Is It Too Much to Ask for a Little Boredom in Washington?
Phew! Crisis averted. Well, for a few months, anyway.
Earlier this year, we confessed to nearly losing track of all of the brinksmanship in the nation’s capital—over “sequestration,” the debt ceiling, the “fiscal cliff,” etc., etc. It’s no way to run a country.
The deal reached this week by the House and Senate to restart the government after 16 days of shutdown and meet the nation’s debt obligations is hardly reassuring. Instead, it is “going to kick the can down the road,” Joel Prakken, co-founder of the forecasting firm Macroeconomic Advisers, told NPR. “In which case we’ll have set up yet another near-term, calendar-driven fiscal crisis that will perpetuate the elevated level of uncertainty for the last several years.”
It’s a malady with which Peter Drucker was well acquainted. “Poor management wastes everybody’s time,” he wrote in The Effective Executive. “The symptom to look for is the recurrent ‘crisis,’ the crisis that comes back year after year. A crisis that recurs a second time is a crisis that must not occur again.”

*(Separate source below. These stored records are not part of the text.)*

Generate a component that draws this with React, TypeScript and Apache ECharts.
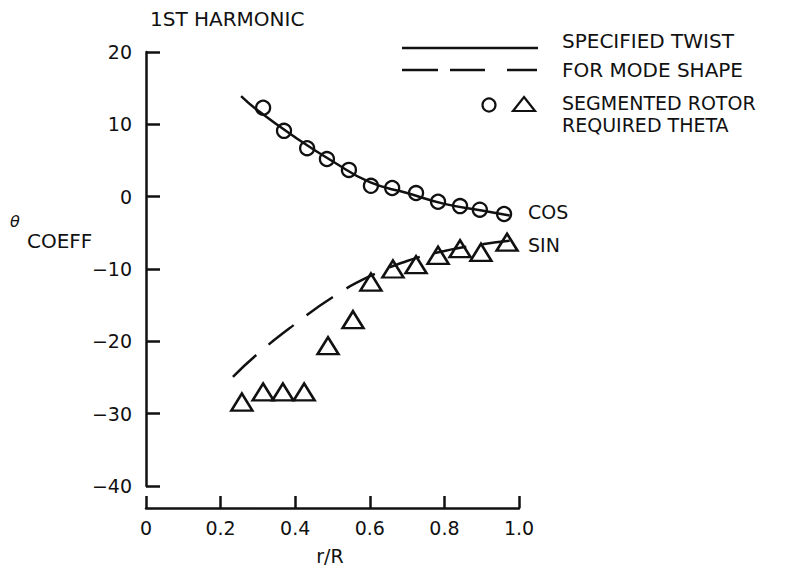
import React, { useEffect, useRef } from 'react';
import * as echarts from 'echarts';

// Axis ticks
const xTickValues = [0, 0.2, 0.4, 0.6, 0.8, 1.0];
const yTickValues = [-40, -30, -20, -10, 0, 10, 20];

// Specified twist, COS (solid)
const cosTwistX = [0.255, 0.3, 0.4, 0.5, 0.6, 0.7, 0.8, 0.9, 0.975];
const cosTwistY = [13.9, 11.9, 8.2, 4.9, 2.0, 0.5, -1.0, -1.9, -2.6];

// Specified twist, SIN (dashed)
const sinTwistX = [0.233, 0.3, 0.4, 0.5, 0.6, 0.7, 0.8, 0.9, 0.975];
const sinTwistY = [-24.9, -21.7, -17.6, -13.9, -11.0, -8.9, -7.5, -6.6, -6.1];

// Segmented rotor required theta, COS (circles)
const cosReqX = [0.314, 0.37, 0.432, 0.485, 0.544, 0.603, 0.66, 0.724, 0.783, 0.842, 0.895, 0.96];
const cosReqY = [12.3, 9.1, 6.7, 5.2, 3.7, 1.5, 1.2, 0.5, -0.7, -1.3, -1.8, -2.4];

// Segmented rotor required theta, SIN (triangles)
const sinReqX = [0.257, 0.314, 0.367, 0.424, 0.488, 0.555, 0.603, 0.662, 0.724, 0.783, 0.842, 0.898, 0.968];
const sinReqY = [-28.4, -27.0, -27.0, -27.0, -20.6, -17.0, -11.8, -10.0, -9.4, -8.1, -7.2, -7.7, -6.3];

const FONT = 'DejaVu Sans';
const INK = '#111';

const pairs = (xs: number[], ys: number[]) => xs.map((x, i) => [x, ys[i]]);

export default function App() {
  const ref = useRef<HTMLDivElement>(null);
  useEffect(() => {
    if (!ref.current) return;
    const chart = echarts.init(ref.current, undefined, { renderer: 'svg' });
    const txt = (text: string, x: number, y: number, size = 19, extra: any = {}) => ({
      type: 'text',
      x,
      y,
      style: {
        text,
        fill: INK,
        font: `${extra.italic ? 'italic ' : ''}${size}px "${FONT}"`,
        textVerticalAlign: 'middle',
        textAlign: extra.align || 'left',
      },
    });
    const lineEl = (x1: number, y1: number, x2: number, y2: number) => ({
      type: 'line',
      shape: { x1, y1, x2, y2 },
      style: { stroke: INK, lineWidth: 2.5 },
    });
    chart.setOption({
      animation: false,
      backgroundColor: '#fff',
      grid: { left: 146, top: 52, width: 373, height: 434 },
      xAxis: {
        type: 'value',
        min: xTickValues[0],
        max: xTickValues[xTickValues.length - 1],
        interval: 0.2,
        offset: 22,
        axisLine: { show: true, onZero: false, lineStyle: { color: INK, width: 2.5 } },
        axisTick: { show: true, inside: true, length: 12, lineStyle: { color: INK, width: 2.5 } },
        splitLine: { show: false },
        axisLabel: {
          margin: 10,
          color: INK,
          fontFamily: FONT,
          fontSize: 19,
          formatter: (v: number) => (v === 0 ? '0' : v.toFixed(1)),
        },
      },
      yAxis: {
        type: 'value',
        min: yTickValues[0],
        max: yTickValues[yTickValues.length - 1],
        interval: 10,
        axisLine: { show: true, onZero: false, lineStyle: { color: INK, width: 2.5 } },
        axisTick: { show: true, inside: true, length: 14, lineStyle: { color: INK, width: 2.5 } },
        splitLine: { show: false },
        axisLabel: {
          margin: 14,
          color: INK,
          fontFamily: FONT,
          fontSize: 19,
          formatter: (v: number) => String(v).replace('-', '\u2212'),
        },
      },
      series: [
        {
          type: 'line',
          data: pairs(cosTwistX, cosTwistY),
          smooth: true,
          showSymbol: false,
          lineStyle: { color: INK, width: 2.5 },
        },
        {
          type: 'line',
          data: pairs(sinTwistX, sinTwistY),
          smooth: true,
          showSymbol: false,
          lineStyle: { color: INK, width: 2.5, type: [32, 16] },
        },
        {
          type: 'scatter',
          data: pairs(cosReqX, cosReqY),
          symbol: 'circle',
          symbolSize: 14,
          itemStyle: { color: 'rgba(0,0,0,0)', borderColor: INK, borderWidth: 2.3, opacity: 1 },
        },
        {
          type: 'scatter',
          data: pairs(sinReqX, sinReqY),
          symbol: 'triangle',
          symbolSize: [21, 17],
          itemStyle: { color: 'rgba(0,0,0,0)', borderColor: INK, borderWidth: 2.5, opacity: 1 },
        },
      ],
      graphic: [
        txt('1ST HARMONIC', 150, 19, 20),
        lineEl(402, 48, 538, 48),
        lineEl(402, 70, 438, 70),
        lineEl(450, 70, 485, 70),
        lineEl(507, 70, 537, 70),
        {
          type: 'circle',
          shape: { cx: 489, cy: 105, r: 6.5 },
          style: { fill: 'none', stroke: INK, lineWidth: 2.2 },
        },
        {
          type: 'polygon',
          shape: { points: [[524, 97], [535, 111], [513, 111]] },
          style: { fill: 'none', stroke: INK, lineWidth: 2.2 },
        },
        txt('SPECIFIED TWIST', 562, 41, 20),
        txt('FOR MODE SHAPE', 562, 70, 20),
        txt('SEGMENTED ROTOR', 562, 102.5, 19),
        txt('REQUIRED THETA', 562, 125, 19),
        txt('COS', 528, 212, 19),
        txt('SIN', 528, 245, 19),
        txt('\u03b8', 10, 221, 16, { italic: true }),
        txt('COEFF', 27, 241, 20),
        txt('r/R', 330, 556, 19, { align: 'center' }),
      ],
    });
    return () => chart.dispose();
  }, []);
  return (
    <div
      ref={ref}
      style={{ position: 'fixed', left: 0, top: 0, width: 794, height: 573, background: '#fff' }}
    />
  );
}
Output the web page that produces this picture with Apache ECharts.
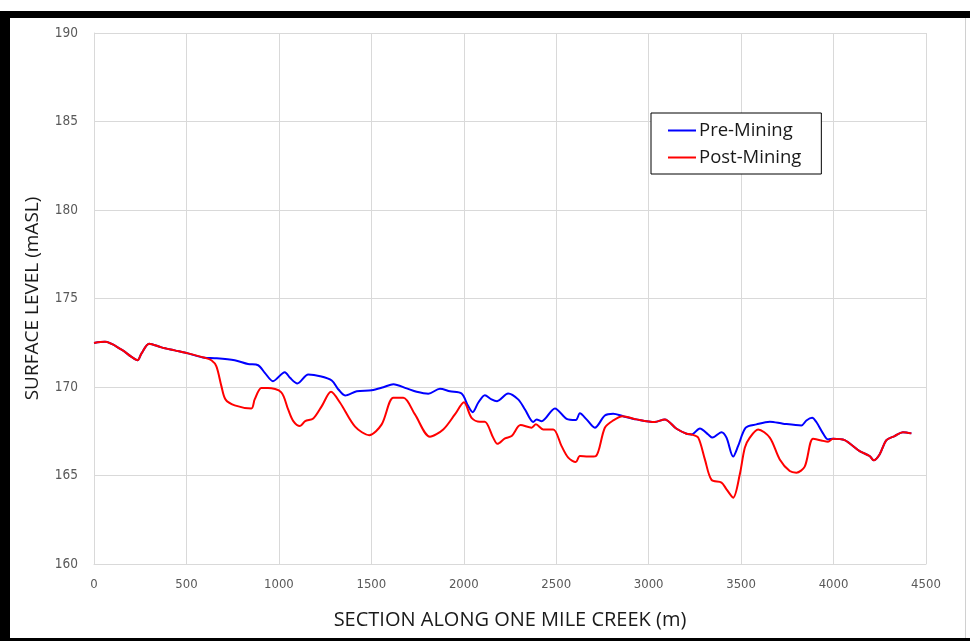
<!DOCTYPE html>
<html>
<head>
<meta charset="utf-8">
<script src="https://cdn.jsdelivr.net/npm/echarts@6/dist/echarts.min.js"></script>
<style>
html,body{margin:0;padding:0;background:#fff;}
#chart{width:970px;height:641px;}
</style>
</head>
<body>
<div id="chart"></div>
<script>
var xTicks = [0, 500, 1000, 1500, 2000, 2500, 3000, 3500, 4000, 4500];
var yTicks = [160, 165, 170, 175, 180, 185, 190];

var preDist = [0, 59, 149, 203, 235, 257, 298, 365, 437, 509, 599, 653, 761, 833, 888, 924, 968, 1032, 1060, 1100, 1159, 1223, 1286, 1322, 1358, 1421, 1502, 1565, 1619, 1691, 1745, 1808, 1871, 1925, 1988, 2024, 2048, 2078, 2114, 2150, 2180, 2240, 2294, 2331, 2376, 2394, 2421, 2493, 2556, 2606, 2628, 2664, 2709, 2763, 2808, 2862, 2934, 3033, 3087, 3151, 3205, 3232, 3277, 3322, 3345, 3394, 3421, 3457, 3484, 3525, 3583, 3655, 3727, 3826, 3853, 3884, 3907, 3943, 3970, 3997, 4060, 4141, 4195, 4217, 4249, 4286, 4330, 4375, 4421];
var preLevel = [172.49, 172.55, 172.11, 171.7, 171.51, 171.9, 172.45, 172.24, 172.07, 171.9, 171.65, 171.63, 171.51, 171.3, 171.23, 170.8, 170.33, 170.84, 170.52, 170.2, 170.7, 170.61, 170.37, 169.86, 169.52, 169.76, 169.82, 169.99, 170.16, 169.92, 169.73, 169.62, 169.9, 169.76, 169.63, 168.92, 168.58, 169.11, 169.54, 169.3, 169.2, 169.63, 169.3, 168.73, 168.02, 168.17, 168.07, 168.79, 168.2, 168.13, 168.51, 168.17, 167.7, 168.39, 168.49, 168.35, 168.17, 168.02, 168.17, 167.64, 167.36, 167.32, 167.66, 167.32, 167.14, 167.45, 167.14, 166.07, 166.67, 167.7, 167.89, 168.04, 167.93, 167.83, 168.11, 168.26, 168.02, 167.38, 167.04, 167.08, 167.0, 166.38, 166.1, 165.86, 166.19, 167.0, 167.23, 167.45, 167.38];

var postDist = [0, 59, 149, 203, 235, 257, 298, 365, 437, 509, 599, 635, 662, 689, 711, 761, 851, 869, 905, 941, 1013, 1050, 1078, 1114, 1142, 1186, 1232, 1282, 1331, 1412, 1489, 1556, 1619, 1673, 1736, 1817, 1889, 1952, 2001, 2042, 2087, 2114, 2159, 2182, 2223, 2259, 2307, 2367, 2390, 2430, 2484, 2529, 2565, 2606, 2628, 2673, 2714, 2763, 2808, 2859, 2934, 3033, 3087, 3151, 3205, 3232, 3268, 3304, 3340, 3394, 3421, 3457, 3493, 3520, 3547, 3592, 3655, 3709, 3763, 3799, 3844, 3889, 3934, 3970, 3997, 4060, 4141, 4195, 4217, 4249, 4286, 4330, 4375, 4421];
var postLevel = [172.49, 172.55, 172.11, 171.7, 171.51, 171.9, 172.45, 172.24, 172.07, 171.9, 171.65, 171.51, 171.17, 170.05, 169.3, 168.96, 168.79, 169.3, 169.95, 169.95, 169.7, 168.73, 168.07, 167.79, 168.07, 168.22, 168.92, 169.73, 169.11, 167.76, 167.28, 167.89, 169.39, 169.39, 168.45, 167.19, 167.6, 168.45, 169.14, 168.26, 168.04, 168.04, 167.14, 166.79, 167.1, 167.23, 167.85, 167.7, 167.89, 167.6, 167.6, 166.66, 166.01, 165.76, 166.1, 166.07, 166.1, 167.7, 168.11, 168.35, 168.17, 168.02, 168.17, 167.64, 167.36, 167.32, 167.14, 165.91, 164.75, 164.6, 164.22, 163.75, 165.07, 166.57, 167.14, 167.6, 167.14, 165.91, 165.25, 165.16, 165.5, 167.08, 166.98, 166.91, 167.08, 167.0, 166.38, 166.1, 165.86, 166.19, 167.0, 167.23, 167.45, 167.38];

function pairs(xs, ys) { return xs.map(function (x, i) { return [x, ys[i]]; }); }

var chart = echarts.init(document.getElementById('chart'));
var labelFont = "'Liberation Sans Narrow', 'DejaVu Sans Condensed', 'Roboto', sans-serif";
var titleFont = "'Open Sans', 'Liberation Sans', sans-serif";

chart.setOption({
  animation: false,
  backgroundColor: '#ffffff',
  grid: { left: 94, right: 44, top: 33, bottom: 77, containLabel: false },
  xAxis: {
    type: 'value', min: xTicks[0], max: xTicks[xTicks.length - 1], interval: 500,
    name: 'SECTION ALONG ONE MILE CREEK (m)', nameLocation: 'middle', nameGap: 46,
    nameTextStyle: { fontFamily: titleFont, fontSize: 20, color: '#1a1a1a' },
    axisLine: { show: true, lineStyle: { color: '#d9d9d9', width: 1 } },
    axisTick: { show: false },
    axisLabel: { fontFamily: labelFont, fontSize: 13, color: '#595959', margin: 14,
      formatter: function (v) { return String(v); } },
    splitLine: { show: true, lineStyle: { color: '#d9d9d9', width: 1 } }
  },
  yAxis: {
    type: 'value', min: yTicks[0], max: yTicks[yTicks.length - 1], interval: 5,
    name: 'SURFACE LEVEL (mASL)', nameLocation: 'middle', nameGap: 52, nameRotate: 90,
    nameTextStyle: { fontFamily: titleFont, fontSize: 19, color: '#1a1a1a' },
    axisLine: { show: true, lineStyle: { color: '#d9d9d9', width: 1 } },
    axisTick: { show: false },
    axisLabel: { fontFamily: labelFont, fontSize: 13.5, color: '#595959', margin: 16,
      formatter: function (v) { return String(v); } },
    splitLine: { show: true, lineStyle: { color: '#d9d9d9', width: 1 } }
  },
  legend: {
    orient: 'vertical', left: 651, top: 113,
    padding: [8, 20, 7, 17], itemGap: 8,
    itemWidth: 28, itemHeight: 2, icon: 'rect',
    borderColor: '#000', borderWidth: 1, backgroundColor: '#fff',
    textStyle: { fontFamily: titleFont, fontSize: 18.5, color: '#1a1a1a', padding: [0, 0, 0, -2] },
    data: ['Pre-Mining', 'Post-Mining']
  },
  series: [
    { name: 'Pre-Mining', type: 'line', data: pairs(preDist, preLevel), showSymbol: false, smooth: 0.3,
      lineStyle: { color: '#0000ff', width: 2 }, itemStyle: { color: '#0000ff' } },
    { name: 'Post-Mining', type: 'line', data: pairs(postDist, postLevel), showSymbol: false, smooth: 0.3,
      lineStyle: { color: '#ff0000', width: 2 }, itemStyle: { color: '#ff0000' } }
  ],
  graphic: [
    { type: 'rect', shape: { x: 0, y: 11, width: 970, height: 7 }, style: { fill: '#000' }, silent: true },
    { type: 'rect', shape: { x: 0, y: 11, width: 10, height: 630 }, style: { fill: '#000' }, silent: true },
    { type: 'rect', shape: { x: 0, y: 638, width: 970, height: 3 }, style: { fill: '#000' }, silent: true },
    { type: 'rect', shape: { x: 965, y: 18, width: 1, height: 620 }, style: { fill: '#d0d0d0' }, silent: true }
  ]
});
</script>
</body>
</html>
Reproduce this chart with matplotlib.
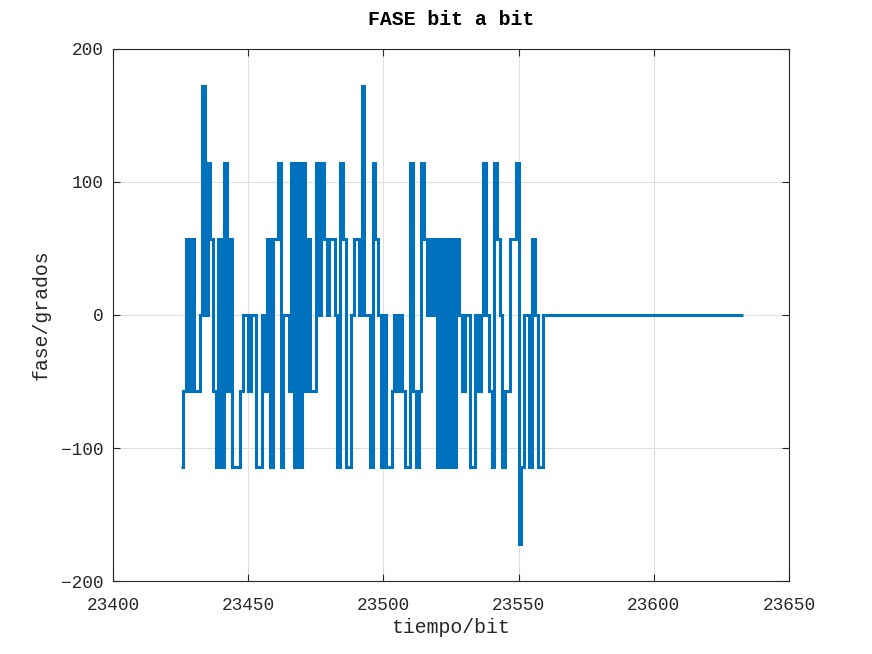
import numpy as np
import matplotlib
matplotlib.use('Agg')
import matplotlib.pyplot as plt

# Phase per bit, in units of one radian (shown in degrees)
bit_start = 23425
phase_k = [
    -2, -1, 1, -1, 1, -1, -1, 0, 3, 0,      # 23425-23434
    2, 1, -1, -2, 1, -2, 2, -1, 1, -2,      # 23435-23444
    -2, -2, -1, 0, 0, -1, 0, 0, -2, -2,     # 23445-23454
    0, -1, 1, -2, 1, 1, 2, -2, 0, 0,        # 23455-23464
    -1, 2, -2, 2, -2, 2, -1, 1, -1, -1,     # 23465-23474
    2, 0, 2, 1, 0, 1, 1, 0, -2, 2,          # 23475-23484
    1, -2, -2, 0, 1, 1, 0, 3, 0, 0,         # 23485-23494
    -2, 2, 1, 0, -2, 0, -2, -2, -1, 0,      # 23495-23504
    -1, 0, -1, -2, -2, 2, -1, -2, -1, 2,    # 23505-23514
    1, 0, 1, 0, 1, -2, 1, -2, 1, -2,        # 23515-23524
    1, -2, 1, 0, -1, 0, 0, -2, -2, 0,       # 23525-23534
    -1, 0, 2, 0, -1, -2, 2, 1, 0, -2,       # 23535-23544
    -1, -1, 1, 1, 2, -3, -2, 0, 0, -2,      # 23545-23554
    1, 0, -2, -2,                           # 23555-23558
]
n_zero_bits = 74   # flat tail at 0 up to 23633

fase = np.array(phase_k + [0] * n_zero_bits) * 180 / np.pi
t = bit_start + np.arange(len(fase) + 1)

plt.rcParams['font.family'] = ['Liberation Mono', 'DejaVu Sans Mono']

fig = plt.figure(figsize=(8.72, 6.54), dpi=100)
ax = fig.add_axes([0.1296, 0.1116, 0.7752, 0.8135])

ax.stairs(fase, t, baseline=None, color='#0072BD', linewidth=2.2)

ax.set_xlim(23400, 23650)
ax.set_ylim(-200, 200)
ax.set_xticks([23400, 23450, 23500, 23550, 23600, 23650])
ax.set_yticks([-200, -100, 0, 100, 200])
ax.grid(True, color='#dfdfdf', linewidth=0.8)
ax.set_axisbelow(True)
for s in ax.spines.values():
    s.set_color('#262626')
    s.set_linewidth(0.8)
ax.tick_params(direction='in', top=True, right=True, length=5,
               width=0.8, colors='#262626', labelsize=12.8)
ax.tick_params(axis='x', pad=11.5)
ax.tick_params(axis='y', pad=6.5)

ax.set_xlabel('tiempo/bit', fontsize=14.3, color='#262626', labelpad=3)
ax.set_ylabel('fase/grados', fontsize=14.3, color='#262626', labelpad=8)
ax.set_title('FASE bit a bit', fontsize=14.3, fontweight='bold', pad=17)

fig.savefig('out.png', dpi=100)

Government is especially fond of the recurrent crisis. Drucker pointed out that one reform made by Defense Secretary Robert McNamara was to put a halt to an annual crisis that gripped the Pentagon every spring. “Every manager in the defense establishment, military or civilian, tried desperately in May and June to find expenditures for the money appropriated by Congress for the fiscal year,” Drucker noted. “Otherwise, he was afraid he would have to give back the money.” McNamara, seeing how wasteful and unnecessary this was, made sure that the unused sums got placed into an interim account.
As we’ve discussed before, Drucker felt that a well-managed organization was a dull one: “The ‘dramatic’ things in such an organization are basic decisions that make the future, rather than heroics in mopping up yesterday.”
Our politicians have proven capable of planning and long-range decisions in the past, at least at times. But, at present, such dullness seems out of reach.
How, if at all, can Washington escape the perpetual crisis?